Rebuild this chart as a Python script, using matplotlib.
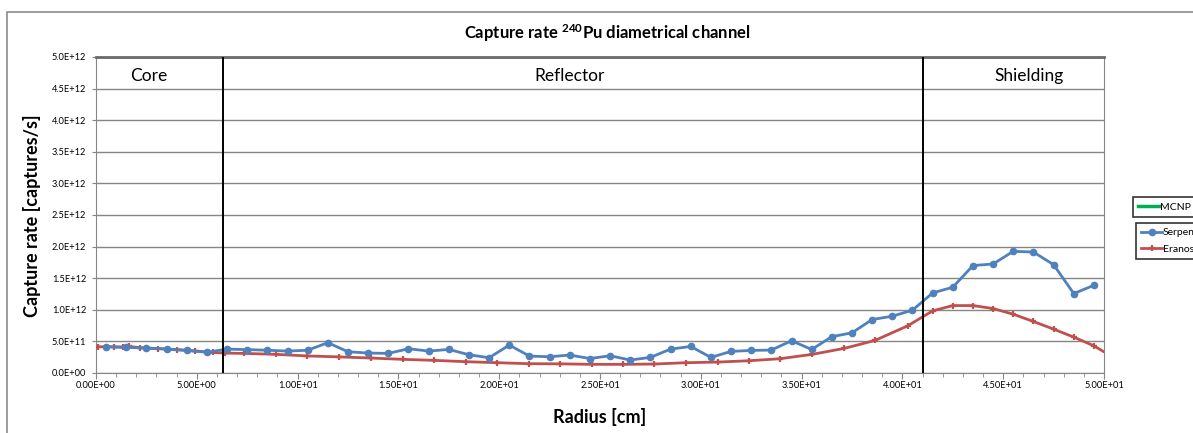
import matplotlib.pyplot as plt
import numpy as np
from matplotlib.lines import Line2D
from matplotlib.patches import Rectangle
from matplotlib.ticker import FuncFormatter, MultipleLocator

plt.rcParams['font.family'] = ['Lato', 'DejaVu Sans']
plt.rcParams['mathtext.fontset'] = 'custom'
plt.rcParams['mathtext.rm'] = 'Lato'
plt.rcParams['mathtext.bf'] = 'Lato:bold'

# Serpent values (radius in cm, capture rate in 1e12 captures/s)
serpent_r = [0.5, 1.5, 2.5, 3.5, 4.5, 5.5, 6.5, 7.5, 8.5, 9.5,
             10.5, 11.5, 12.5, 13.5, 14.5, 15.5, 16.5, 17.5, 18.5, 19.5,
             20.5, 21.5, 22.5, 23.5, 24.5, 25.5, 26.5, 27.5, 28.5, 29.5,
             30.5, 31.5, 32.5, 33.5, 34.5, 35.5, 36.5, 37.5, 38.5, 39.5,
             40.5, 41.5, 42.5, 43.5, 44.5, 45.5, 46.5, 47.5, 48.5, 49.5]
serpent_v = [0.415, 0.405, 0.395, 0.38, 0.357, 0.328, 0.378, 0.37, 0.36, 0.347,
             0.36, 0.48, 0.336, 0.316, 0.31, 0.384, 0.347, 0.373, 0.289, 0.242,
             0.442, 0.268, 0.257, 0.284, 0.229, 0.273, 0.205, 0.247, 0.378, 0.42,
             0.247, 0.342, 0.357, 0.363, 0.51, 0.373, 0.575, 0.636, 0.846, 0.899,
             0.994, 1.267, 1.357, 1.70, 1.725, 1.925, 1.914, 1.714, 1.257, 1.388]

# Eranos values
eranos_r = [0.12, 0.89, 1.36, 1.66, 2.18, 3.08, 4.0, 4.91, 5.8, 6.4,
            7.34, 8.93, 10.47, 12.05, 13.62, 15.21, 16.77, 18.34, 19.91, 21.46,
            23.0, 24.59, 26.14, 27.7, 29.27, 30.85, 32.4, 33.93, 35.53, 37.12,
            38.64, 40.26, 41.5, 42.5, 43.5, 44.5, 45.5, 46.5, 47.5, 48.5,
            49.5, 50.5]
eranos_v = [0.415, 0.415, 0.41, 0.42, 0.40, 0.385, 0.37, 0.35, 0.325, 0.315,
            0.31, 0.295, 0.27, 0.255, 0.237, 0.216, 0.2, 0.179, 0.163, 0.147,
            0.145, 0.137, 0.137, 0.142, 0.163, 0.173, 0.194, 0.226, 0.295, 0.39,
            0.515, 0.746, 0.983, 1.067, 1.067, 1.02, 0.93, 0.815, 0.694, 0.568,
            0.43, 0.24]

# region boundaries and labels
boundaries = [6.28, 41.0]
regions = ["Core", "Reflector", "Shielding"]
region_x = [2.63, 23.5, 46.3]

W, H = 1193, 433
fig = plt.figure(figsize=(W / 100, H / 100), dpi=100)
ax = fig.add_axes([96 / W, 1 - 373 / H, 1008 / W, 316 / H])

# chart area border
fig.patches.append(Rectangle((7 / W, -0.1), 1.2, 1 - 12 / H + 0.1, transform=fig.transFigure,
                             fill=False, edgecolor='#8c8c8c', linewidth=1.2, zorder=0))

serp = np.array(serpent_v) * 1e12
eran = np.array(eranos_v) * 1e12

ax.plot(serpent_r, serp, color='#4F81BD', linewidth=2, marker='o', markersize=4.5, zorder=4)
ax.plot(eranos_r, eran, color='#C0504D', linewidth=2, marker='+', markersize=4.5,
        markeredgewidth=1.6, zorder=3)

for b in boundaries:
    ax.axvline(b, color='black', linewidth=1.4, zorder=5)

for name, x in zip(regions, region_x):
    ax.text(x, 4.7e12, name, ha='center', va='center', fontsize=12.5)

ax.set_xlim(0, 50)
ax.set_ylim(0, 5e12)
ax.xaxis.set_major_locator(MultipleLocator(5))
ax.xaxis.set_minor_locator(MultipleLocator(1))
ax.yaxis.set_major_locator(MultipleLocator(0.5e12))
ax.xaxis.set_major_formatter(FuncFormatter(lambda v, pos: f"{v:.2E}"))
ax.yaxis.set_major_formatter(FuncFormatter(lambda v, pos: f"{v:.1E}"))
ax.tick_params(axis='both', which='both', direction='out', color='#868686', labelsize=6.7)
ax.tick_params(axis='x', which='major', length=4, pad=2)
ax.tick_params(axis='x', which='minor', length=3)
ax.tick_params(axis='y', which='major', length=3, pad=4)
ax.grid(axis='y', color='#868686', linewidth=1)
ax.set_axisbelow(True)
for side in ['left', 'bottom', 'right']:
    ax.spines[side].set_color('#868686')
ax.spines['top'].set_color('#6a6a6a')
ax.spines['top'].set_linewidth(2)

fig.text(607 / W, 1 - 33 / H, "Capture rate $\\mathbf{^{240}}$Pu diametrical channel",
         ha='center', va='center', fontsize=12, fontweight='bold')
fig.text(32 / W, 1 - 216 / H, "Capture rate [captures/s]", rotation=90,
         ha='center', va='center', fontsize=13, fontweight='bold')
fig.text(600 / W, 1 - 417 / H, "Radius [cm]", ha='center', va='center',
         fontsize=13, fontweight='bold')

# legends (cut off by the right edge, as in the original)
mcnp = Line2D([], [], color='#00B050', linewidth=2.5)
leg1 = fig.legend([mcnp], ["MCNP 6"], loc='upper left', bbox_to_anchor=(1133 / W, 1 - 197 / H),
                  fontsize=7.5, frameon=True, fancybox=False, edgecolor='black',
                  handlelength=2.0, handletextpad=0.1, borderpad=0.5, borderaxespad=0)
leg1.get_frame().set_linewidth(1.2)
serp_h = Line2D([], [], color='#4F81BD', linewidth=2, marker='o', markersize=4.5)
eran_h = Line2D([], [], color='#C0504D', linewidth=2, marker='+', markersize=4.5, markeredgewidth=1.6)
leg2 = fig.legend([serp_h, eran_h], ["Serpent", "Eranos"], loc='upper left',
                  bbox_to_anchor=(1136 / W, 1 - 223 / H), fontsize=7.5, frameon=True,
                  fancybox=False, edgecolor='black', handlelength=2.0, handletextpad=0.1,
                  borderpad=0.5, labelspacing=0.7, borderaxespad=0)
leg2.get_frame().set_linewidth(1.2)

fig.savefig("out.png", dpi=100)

--------------------------------

• **EXERCISE INSTRUCTIONS**
Leave out the pictures and copy the rest of the material above exactly.

• **RESULT OF THIS EXERCISE**
Rebuild this chart as a Python script, using matplotlib.
import matplotlib.pyplot as plt
import numpy as np
from matplotlib.lines import Line2D
from matplotlib.patches import Rectangle
from matplotlib.ticker import FuncFormatter, MultipleLocator

plt.rcParams['font.family'] = ['Lato', 'DejaVu Sans']
plt.rcParams['mathtext.fontset'] = 'custom'
plt.rcParams['mathtext.rm'] = 'Lato'
plt.rcParams['mathtext.bf'] = 'Lato:bold'

# Serpent values (radius in cm, capture rate in 1e12 captures/s)
serpent_r = [0.5, 1.5, 2.5, 3.5, 4.5, 5.5, 6.5, 7.5, 8.5, 9.5,
             10.5, 11.5, 12.5, 13.5, 14.5, 15.5, 16.5, 17.5, 18.5, 19.5,
             20.5, 21.5, 22.5, 23.5, 24.5, 25.5, 26.5, 27.5, 28.5, 29.5,
             30.5, 31.5, 32.5, 33.5, 34.5, 35.5, 36.5, 37.5, 38.5, 39.5,
             40.5, 41.5, 42.5, 43.5, 44.5, 45.5, 46.5, 47.5, 48.5, 49.5]
serpent_v = [0.415, 0.405, 0.395, 0.38, 0.357, 0.328, 0.378, 0.37, 0.36, 0.347,
             0.36, 0.48, 0.336, 0.316, 0.31, 0.384, 0.347, 0.373, 0.289, 0.242,
             0.442, 0.268, 0.257, 0.284, 0.229, 0.273, 0.205, 0.247, 0.378, 0.42,
             0.247, 0.342, 0.357, 0.363, 0.51, 0.373, 0.575, 0.636, 0.846, 0.899,
             0.994, 1.267, 1.357, 1.70, 1.725, 1.925, 1.914, 1.714, 1.257, 1.388]

# Eranos values
eranos_r = [0.12, 0.89, 1.36, 1.66, 2.18, 3.08, 4.0, 4.91, 5.8, 6.4,
            7.34, 8.93, 10.47, 12.05, 13.62, 15.21, 16.77, 18.34, 19.91, 21.46,
            23.0, 24.59, 26.14, 27.7, 29.27, 30.85, 32.4, 33.93, 35.53, 37.12,
            38.64, 40.26, 41.5, 42.5, 43.5, 44.5, 45.5, 46.5, 47.5, 48.5,
            49.5, 50.5]
eranos_v = [0.415, 0.415, 0.41, 0.42, 0.40, 0.385, 0.37, 0.35, 0.325, 0.315,
            0.31, 0.295, 0.27, 0.255, 0.237, 0.216, 0.2, 0.179, 0.163, 0.147,
            0.145, 0.137, 0.137, 0.142, 0.163, 0.173, 0.194, 0.226, 0.295, 0.39,
            0.515, 0.746, 0.983, 1.067, 1.067, 1.02, 0.93, 0.815, 0.694, 0.568,
            0.43, 0.24]

# region boundaries and labels
boundaries = [6.28, 41.0]
regions = ["Core", "Reflector", "Shielding"]
region_x = [2.63, 23.5, 46.3]

W, H = 1193, 433
fig = plt.figure(figsize=(W / 100, H / 100), dpi=100)
ax = fig.add_axes([96 / W, 1 - 373 / H, 1008 / W, 316 / H])

# chart area border
fig.patches.append(Rectangle((7 / W, -0.1), 1.2, 1 - 12 / H + 0.1, transform=fig.transFigure,
                             fill=False, edgecolor='#8c8c8c', linewidth=1.2, zorder=0))

serp = np.array(serpent_v) * 1e12
eran = np.array(eranos_v) * 1e12

ax.plot(serpent_r, serp, color='#4F81BD', linewidth=2, marker='o', markersize=4.5, zorder=4)
ax.plot(eranos_r, eran, color='#C0504D', linewidth=2, marker='+', markersize=4.5,
        markeredgewidth=1.6, zorder=3)

for b in boundaries:
    ax.axvline(b, color='black', linewidth=1.4, zorder=5)

for name, x in zip(regions, region_x):
    ax.text(x, 4.7e12, name, ha='center', va='center', fontsize=12.5)

ax.set_xlim(0, 50)
ax.set_ylim(0, 5e12)
ax.xaxis.set_major_locator(MultipleLocator(5))
ax.xaxis.set_minor_locator(MultipleLocator(1))
ax.yaxis.set_major_locator(MultipleLocator(0.5e12))
ax.xaxis.set_major_formatter(FuncFormatter(lambda v, pos: f"{v:.2E}"))
ax.yaxis.set_major_formatter(FuncFormatter(lambda v, pos: f"{v:.1E}"))
ax.tick_params(axis='both', which='both', direction='out', color='#868686', labelsize=6.7)
ax.tick_params(axis='x', which='major', length=4, pad=2)
ax.tick_params(axis='x', which='minor', length=3)
ax.tick_params(axis='y', which='major', length=3, pad=4)
ax.grid(axis='y', color='#868686', linewidth=1)
ax.set_axisbelow(True)
for side in ['left', 'bottom', 'right']:
    ax.spines[side].set_color('#868686')
ax.spines['top'].set_color('#6a6a6a')
ax.spines['top'].set_linewidth(2)

fig.text(607 / W, 1 - 33 / H, "Capture rate $\\mathbf{^{240}}$Pu diametrical channel",
         ha='center', va='center', fontsize=12, fontweight='bold')
fig.text(32 / W, 1 - 216 / H, "Capture rate [captures/s]", rotation=90,
         ha='center', va='center', fontsize=13, fontweight='bold')
fig.text(600 / W, 1 - 417 / H, "Radius [cm]", ha='center', va='center',
         fontsize=13, fontweight='bold')

# legends (cut off by the right edge, as in the original)
mcnp = Line2D([], [], color='#00B050', linewidth=2.5)
leg1 = fig.legend([mcnp], ["MCNP 6"], loc='upper left', bbox_to_anchor=(1133 / W, 1 - 197 / H),
                  fontsize=7.5, frameon=True, fancybox=False, edgecolor='black',
                  handlelength=2.0, handletextpad=0.1, borderpad=0.5, borderaxespad=0)
leg1.get_frame().set_linewidth(1.2)
serp_h = Line2D([], [], color='#4F81BD', linewidth=2, marker='o', markersize=4.5)
eran_h = Line2D([], [], color='#C0504D', linewidth=2, marker='+', markersize=4.5, markeredgewidth=1.6)
leg2 = fig.legend([serp_h, eran_h], ["Serpent", "Eranos"], loc='upper left',
                  bbox_to_anchor=(1136 / W, 1 - 223 / H), fontsize=7.5, frameon=True,
                  fancybox=False, edgecolor='black', handlelength=2.0, handletextpad=0.1,
                  borderpad=0.5, labelspacing=0.7, borderaxespad=0)
leg2.get_frame().set_linewidth(1.2)

fig.savefig("out.png", dpi=100)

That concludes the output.